Got the first major limb down and the tops dragged away, so now in for breakfast and let the blood get back into my legs  :bugeye:

I'll venture back out once the post man has been

awemawson:
So back to it after breakfast. Eventually got the lot down, but there was so much hanging over the pig sty's it was impossible to avoid dropping some on their tiled roofs, despite pulling the limbs with a ratchet strap whilst cutting. Never the less minimal damage done - a couple of tiles I think of which I have spares.

Taking the Alder down was a breeze by comparison as i had room to drop it over the tank.

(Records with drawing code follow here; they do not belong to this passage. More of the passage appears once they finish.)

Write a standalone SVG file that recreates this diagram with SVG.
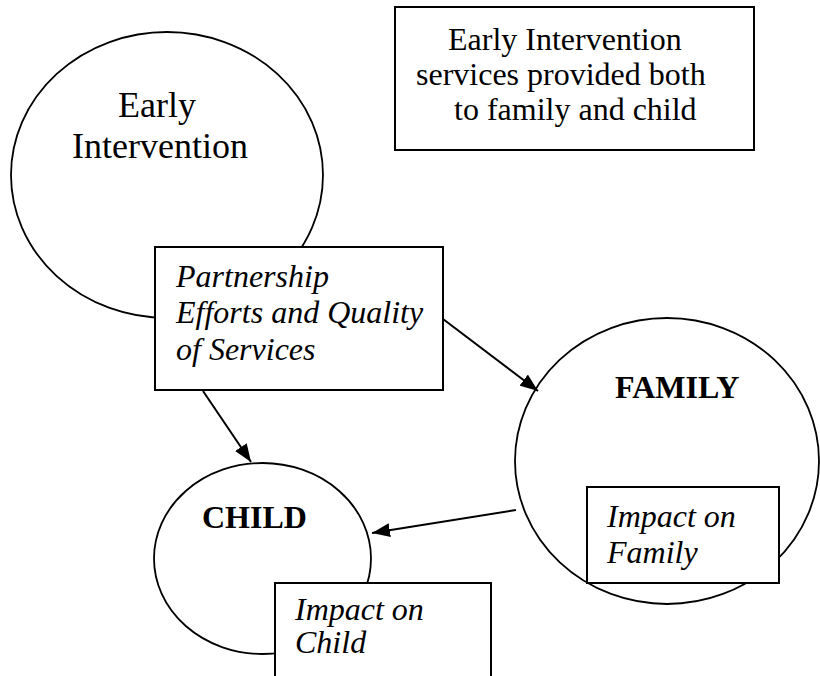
<svg xmlns="http://www.w3.org/2000/svg" width="820" height="676" viewBox="0 0 820 676">
<style>
.shape{fill:#fff;stroke:#000;stroke-width:2}
.ell{fill:#fff;stroke:#000;stroke-width:1.8}
.t{font-family:"Liberation Serif","Times New Roman",serif;fill:#000}
.n{font-size:32px}
.big{font-size:36px}
.i{font-size:32px;font-style:italic}
.b{font-size:32px;font-weight:bold}
.c{stroke:#000;stroke-width:2;fill:none}
</style>
<defs>
<marker id="ah" markerUnits="userSpaceOnUse" markerWidth="18" markerHeight="14" refX="18" refY="7" orient="auto">
<path d="M0,0 L18,7 L0,14 z" fill="#000"/>
</marker>
</defs>
<rect width="820" height="676" fill="#fff"/>
<g id="node-ei">
<ellipse class="ell" cx="167" cy="175" rx="156" ry="143"/>
<text class="t big" x="118" y="117">Early</text>
<text class="t big" x="72" y="158">Intervention</text>
</g>
<g id="node-note">
<rect class="shape" x="395" y="7" width="359" height="143"/>
<text class="t n" x="448" y="50">Early Intervention</text>
<text class="t n" x="416" y="85">services provided both</text>
<text class="t n" x="454" y="120">to family and child</text>
</g>
<g id="node-family">
<ellipse class="ell" cx="667" cy="461" rx="152" ry="143"/>
<text class="t b" x="615" y="398">FAMILY</text>
</g>
<g id="node-child">
<ellipse class="ell" cx="262.5" cy="558.5" rx="108.5" ry="95.5"/>
<text class="t b" x="202" y="528">CHILD</text>
</g>
<g id="node-partnership">
<rect class="shape" x="155" y="247" width="288" height="143"/>
<text class="t i" x="176" y="287">Partnership</text>
<text class="t i" x="176" y="323">Efforts and Quality</text>
<text class="t i" x="176" y="360">of Services</text>
</g>
<g id="node-impact-family">
<rect class="shape" x="587" y="487" width="192" height="96"/>
<text class="t i" x="607" y="527">Impact on</text>
<text class="t i" x="607" y="563">Family</text>
</g>
<g id="node-impact-child">
<rect class="shape" x="275" y="583" width="216" height="110"/>
<text class="t i" x="295" y="620">Impact on</text>
<text class="t i" x="295" y="653">Child</text>
</g>
<g id="connectors">
<line class="c" x1="203" y1="391" x2="251" y2="462" marker-end="url(#ah)"/>
<line class="c" x1="443" y1="319" x2="538" y2="391" marker-end="url(#ah)"/>
<line class="c" x1="516" y1="510" x2="372" y2="533" marker-end="url(#ah)"/>
</g>
</svg>
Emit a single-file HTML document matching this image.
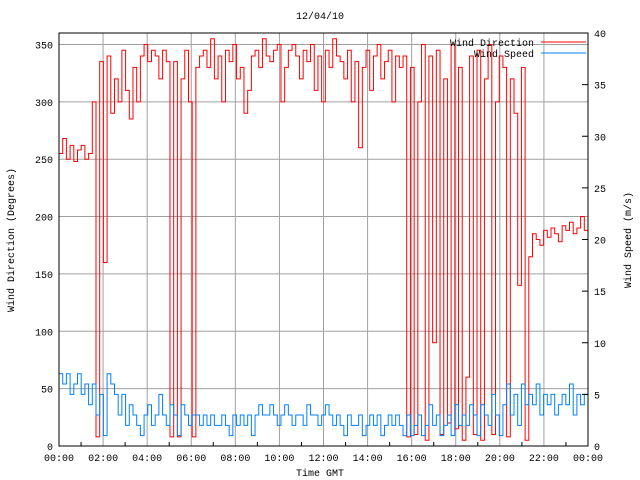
<!DOCTYPE html>
<html><head><meta charset="utf-8"><style>
body{margin:0;background:#fff}
svg{display:block}
text{font-family:"Liberation Mono",monospace;font-size:10px;fill:#000}
</style></head><body>
<svg id="chart" width="640" height="480" xmlns="http://www.w3.org/2000/svg">
<rect width="640" height="480" fill="#fff"/>
<g id="grid"></g>
<g id="series"></g>
<rect x="59" y="33" width="529" height="413" fill="none" stroke="#000" stroke-width="1"/>
<g id="ticks"></g>
<text x="320" y="19" text-anchor="middle">12/04/10</text>
<text x="320" y="476" text-anchor="middle">Time GMT</text>
<text transform="translate(14,240) rotate(-90)" text-anchor="middle">Wind Direction (Degrees)</text>
<text transform="translate(631,240) rotate(-90)" text-anchor="middle">Wind Speed (m/s)</text>
<g>
<text x="534" y="46" text-anchor="end">Wind Direction</text>
<line x1="541" y1="42" x2="586" y2="42" stroke="#ff0000"/>
<text x="534" y="57" text-anchor="end">Wind Speed</text>
<line x1="541" y1="53" x2="586" y2="53" stroke="#0080ff"/>
</g>
</svg>
<script>
const xTicks=["00:00","02:00","04:00","06:00","08:00","10:00","12:00","14:00","16:00","18:00","20:00","22:00","00:00"];
const leftTicks=[0,50,100,150,200,250,300,350];
const rightTicks=[0,5,10,15,20,25,30,35,40];
const direction=[255,268,250,262,248,258,262,250,255,
300,8,335,160,
340,290,320,300,345,310,285,330,300,340,350,335,345,340,320,345,335,
8,335,8,320,345,300,8,
330,340,345,330,355,320,340,300,345,335,350,320,330,290,310,340,345,330,355,340,335,345,350,300,330,345,350,340,320,345,335,350,310,340,300,345,330,355,340,335,320,345,300,335,260,330,345,310,340,350,320,335,345,300,340,330,
340,8,330,10,300,350,5,340,90,345,10,320,20,350,15,330,5,60,340,10,345,5,320,350,10,300,340,330,8,320,290,140,330,5,
165,185,180,175,188,182,190,185,178,192,188,195,185,190,200,188,192];
const speed=[7,6,7,5,6,7,5,6,4,6,3,5,1,
7,6,5,3,5,2,4,3,
2,1,3,4,2,3,5,3,2,4,3,1,4,3,2,3,
3,2,3,2,3,2,2,3,2,1,3,2,3,2,3,1,3,4,3,3,4,3,2,3,4,3,2,3,3,2,4,3,3,2,3,4,3,2,3,2,1,3,2,2,3,1,2,3,2,3,1,2,3,2,3,2,
1,3,1,2,3,1,2,4,2,3,1,2,3,1,4,2,3,2,4,3,1,4,3,2,5,3,1,4,6,3,5,2,6,4,
5,4,6,3,5,4,5,3,4,5,4,6,3,5,4,5,4];
const X0=59,X1=588,Y0=446,Y1=33;
const xs=h=>X0+(X1-X0)*h/24;
const yL=v=>Y0-(Y0-Y1)*v/360;
const yR=v=>Y0-(Y0-Y1)*v/40;
const NS="http://www.w3.org/2000/svg";
const grid=document.getElementById('grid'),ticks=document.getElementById('ticks'),series=document.getElementById('series');
function mk(tag,attrs,parent){const e=document.createElementNS(NS,tag);for(const k in attrs)e.setAttribute(k,attrs[k]);parent.appendChild(e);return e;}
xTicks.forEach((t,i)=>{const x=xs(i*2);
 const g=mk('line',{x1:x,x2:x,y1:Y0,y2:Y1,stroke:'#a0a0a0'},grid);
 
 
 const l=mk('text',{x:x,y:461,'text-anchor':'middle'},ticks);l.textContent=t;
 
 
 if(i<12){const m=mk('line',{x1:xs(i*2+1),x2:xs(i*2+1),y1:Y0,y2:Y0-4,stroke:'#000'},ticks);
 
 }
});
leftTicks.forEach(v=>{const y=yL(v);
 const g=mk('line',{x1:X0,x2:X1,y1:y,y2:y,stroke:'#a0a0a0'},grid);
 
 
 const l=mk('text',{x:53,y:y+4,'text-anchor':'end'},ticks);l.textContent=v;
 
 
});
rightTicks.forEach(v=>{const y=yR(v);
 const t=mk('line',{x1:X1,x2:X1-6,y1:y,y2:y,stroke:'#000'},ticks);
 
 
 const l=mk('text',{x:594,y:y+4,'text-anchor':'start'},ticks);l.textContent=v;
 
 
});
function stepPath(arr,yf){let d='';const n=arr.length;
 arr.forEach((v,i)=>{const x=xs(i*24/(n-1)),y=yf(v);
  if(i===0)d+='M'+x+','+y;else d+='H'+x+'V'+y;});return d;}
const pd=mk('path',{d:stepPath(direction,yL),fill:'none',stroke:'#ff0000','stroke-width':1},series);


const ps=mk('path',{d:stepPath(speed,yR),fill:'none',stroke:'#0080ff','stroke-width':1},series);


</script>
</body></html>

Lots of good logs to cut from those limbs and a lot of clearing up to do,  but that will have to await until tomorrow as I'm knackered  :bugeye:

Pete W.:
 Andrew,

I'm glad for you that you got your Planning Consent.  It looks from the photos as if you're 'making space while the sun shines', rather than hay!

I remember reading, years ago, an account in Ideal Home Magazine about a couple renovating a derelict Scottish castle (as you do!).  Apparently the building was well infested with woodworm.  The guy wrote that he obtained a lot of alder logs and distributed them around and throughout the building.  He reckoned that alder is the wood boring beatle's timber of choice and so, over a period (and a few breeding cycles), the woodworm migrated from his structural timbers into the alder.  When this process was complete, he simply burned the alder logs! 

Bee:
If you haven't already planned for it it would make sense to prepare one section of the concrete floor over insulation so that one day if needed it can be partitioned off as a workshop without the base being a terrible heat sink.

awemawson:
Bee, nice suggestion but just across the yard from where this shed will be I have about 1000 sq foot dedicated workshop with 100 mm insulation under the slab and on the walls and ceiling and its heated by fan assisted radiators off it own boiler.